Supplied material:
'''

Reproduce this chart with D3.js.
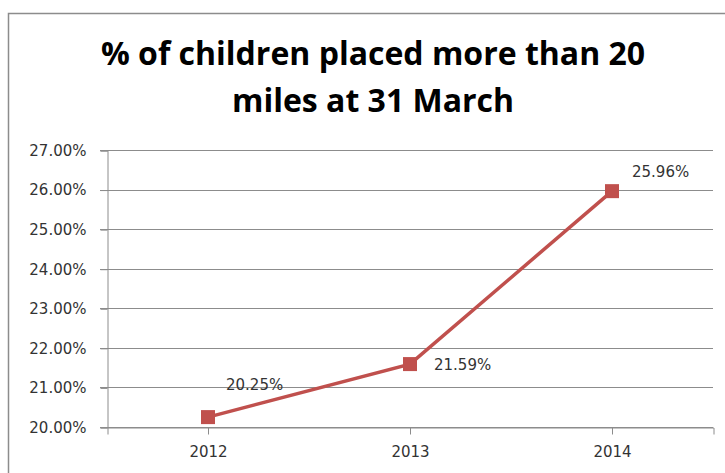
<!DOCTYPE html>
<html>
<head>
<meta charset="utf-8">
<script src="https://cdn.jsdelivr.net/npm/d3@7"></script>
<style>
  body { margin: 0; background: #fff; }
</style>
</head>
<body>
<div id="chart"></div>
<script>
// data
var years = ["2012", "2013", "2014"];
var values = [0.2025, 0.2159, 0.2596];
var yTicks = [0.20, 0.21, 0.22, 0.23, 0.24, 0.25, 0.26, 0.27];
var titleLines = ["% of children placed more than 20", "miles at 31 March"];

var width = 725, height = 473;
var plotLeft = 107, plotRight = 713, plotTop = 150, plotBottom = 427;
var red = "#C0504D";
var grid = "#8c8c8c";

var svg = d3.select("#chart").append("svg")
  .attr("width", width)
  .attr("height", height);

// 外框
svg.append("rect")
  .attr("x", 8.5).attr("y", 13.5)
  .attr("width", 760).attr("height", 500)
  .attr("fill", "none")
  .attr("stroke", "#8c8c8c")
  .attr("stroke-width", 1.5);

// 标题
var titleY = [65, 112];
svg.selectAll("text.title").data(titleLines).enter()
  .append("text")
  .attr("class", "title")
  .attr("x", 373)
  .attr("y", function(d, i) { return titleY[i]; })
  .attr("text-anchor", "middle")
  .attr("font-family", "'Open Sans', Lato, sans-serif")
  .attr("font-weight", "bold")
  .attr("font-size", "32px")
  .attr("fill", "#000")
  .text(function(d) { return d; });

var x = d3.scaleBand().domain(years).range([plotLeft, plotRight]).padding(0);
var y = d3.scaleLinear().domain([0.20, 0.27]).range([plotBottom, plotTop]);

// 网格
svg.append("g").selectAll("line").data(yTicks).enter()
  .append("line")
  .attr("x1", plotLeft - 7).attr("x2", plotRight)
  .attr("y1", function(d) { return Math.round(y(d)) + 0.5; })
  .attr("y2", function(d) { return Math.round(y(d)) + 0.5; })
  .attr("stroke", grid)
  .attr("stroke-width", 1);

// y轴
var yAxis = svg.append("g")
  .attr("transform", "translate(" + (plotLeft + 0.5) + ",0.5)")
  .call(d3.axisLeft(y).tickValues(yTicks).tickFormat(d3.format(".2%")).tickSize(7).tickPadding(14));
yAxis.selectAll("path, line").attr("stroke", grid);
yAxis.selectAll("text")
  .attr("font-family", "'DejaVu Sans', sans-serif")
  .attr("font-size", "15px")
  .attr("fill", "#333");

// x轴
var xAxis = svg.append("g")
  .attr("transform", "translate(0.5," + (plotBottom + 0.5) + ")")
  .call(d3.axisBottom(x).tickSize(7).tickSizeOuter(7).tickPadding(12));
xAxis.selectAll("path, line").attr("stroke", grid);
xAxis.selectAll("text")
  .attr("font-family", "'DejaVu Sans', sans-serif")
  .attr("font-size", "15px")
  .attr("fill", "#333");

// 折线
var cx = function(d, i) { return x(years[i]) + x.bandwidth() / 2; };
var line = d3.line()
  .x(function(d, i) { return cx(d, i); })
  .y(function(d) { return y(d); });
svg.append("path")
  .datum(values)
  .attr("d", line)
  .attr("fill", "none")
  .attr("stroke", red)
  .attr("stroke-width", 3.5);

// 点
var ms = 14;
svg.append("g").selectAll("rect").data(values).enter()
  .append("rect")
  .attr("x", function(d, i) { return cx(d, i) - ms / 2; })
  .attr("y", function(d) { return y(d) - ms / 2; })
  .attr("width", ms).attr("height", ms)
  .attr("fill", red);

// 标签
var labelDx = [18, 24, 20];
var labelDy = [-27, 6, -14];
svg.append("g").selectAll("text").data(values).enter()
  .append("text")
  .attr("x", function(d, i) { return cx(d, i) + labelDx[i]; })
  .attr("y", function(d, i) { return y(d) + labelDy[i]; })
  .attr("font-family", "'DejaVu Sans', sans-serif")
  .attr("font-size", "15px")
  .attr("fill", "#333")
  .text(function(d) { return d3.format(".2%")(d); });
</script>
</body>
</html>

'''
'''

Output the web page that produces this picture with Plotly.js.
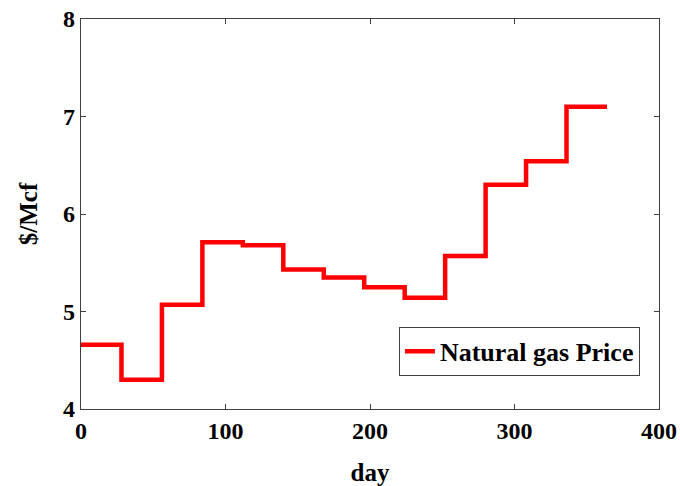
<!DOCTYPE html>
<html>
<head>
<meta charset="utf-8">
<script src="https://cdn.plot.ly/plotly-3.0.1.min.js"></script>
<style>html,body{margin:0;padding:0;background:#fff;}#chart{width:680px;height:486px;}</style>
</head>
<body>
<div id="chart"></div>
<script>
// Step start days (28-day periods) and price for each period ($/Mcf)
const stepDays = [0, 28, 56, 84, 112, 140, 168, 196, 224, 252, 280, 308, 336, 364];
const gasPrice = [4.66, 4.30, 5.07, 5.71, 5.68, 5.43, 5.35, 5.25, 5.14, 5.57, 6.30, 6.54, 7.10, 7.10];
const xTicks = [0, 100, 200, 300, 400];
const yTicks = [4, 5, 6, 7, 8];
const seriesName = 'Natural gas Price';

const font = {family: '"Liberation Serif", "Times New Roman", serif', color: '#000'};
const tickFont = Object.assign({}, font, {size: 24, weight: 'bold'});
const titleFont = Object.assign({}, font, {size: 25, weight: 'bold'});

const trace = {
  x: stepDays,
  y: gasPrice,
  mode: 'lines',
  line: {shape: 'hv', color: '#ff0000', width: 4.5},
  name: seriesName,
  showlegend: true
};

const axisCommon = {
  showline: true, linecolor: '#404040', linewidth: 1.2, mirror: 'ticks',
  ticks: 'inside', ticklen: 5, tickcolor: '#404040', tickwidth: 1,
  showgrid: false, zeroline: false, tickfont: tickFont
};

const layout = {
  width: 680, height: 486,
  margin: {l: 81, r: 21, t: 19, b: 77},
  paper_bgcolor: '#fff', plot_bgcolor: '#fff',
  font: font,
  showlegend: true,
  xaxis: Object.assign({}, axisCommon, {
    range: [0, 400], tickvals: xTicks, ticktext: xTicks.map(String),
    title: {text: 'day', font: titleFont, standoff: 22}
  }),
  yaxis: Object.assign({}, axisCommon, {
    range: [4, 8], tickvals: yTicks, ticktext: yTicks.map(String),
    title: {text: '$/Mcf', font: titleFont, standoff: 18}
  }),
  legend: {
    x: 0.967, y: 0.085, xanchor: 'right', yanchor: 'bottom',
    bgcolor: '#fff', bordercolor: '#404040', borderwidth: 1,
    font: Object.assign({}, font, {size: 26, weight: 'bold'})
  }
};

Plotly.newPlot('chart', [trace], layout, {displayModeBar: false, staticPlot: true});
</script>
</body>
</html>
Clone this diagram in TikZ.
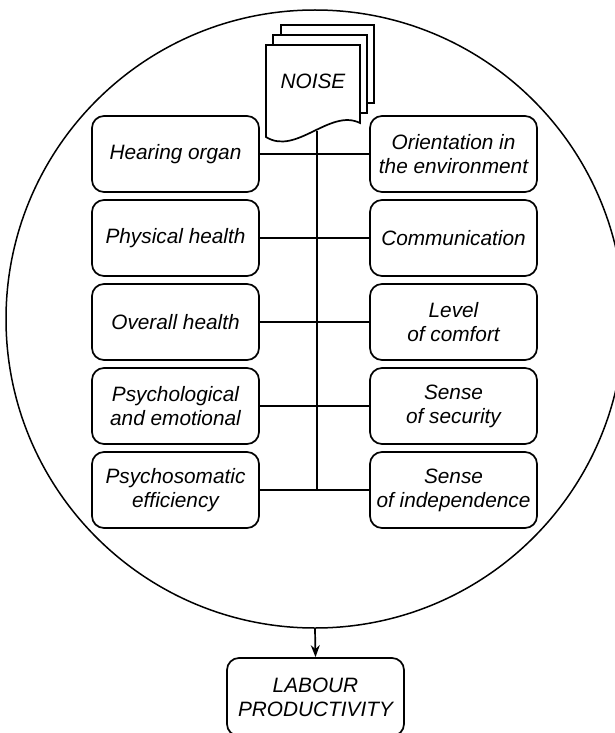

'''

Written task:
Find the string "with" in the records, then copy each line where it occurs.

Expected answer:
Reproduce this chart with D3.js.
Output the web page that produces this picture with Plotly.js.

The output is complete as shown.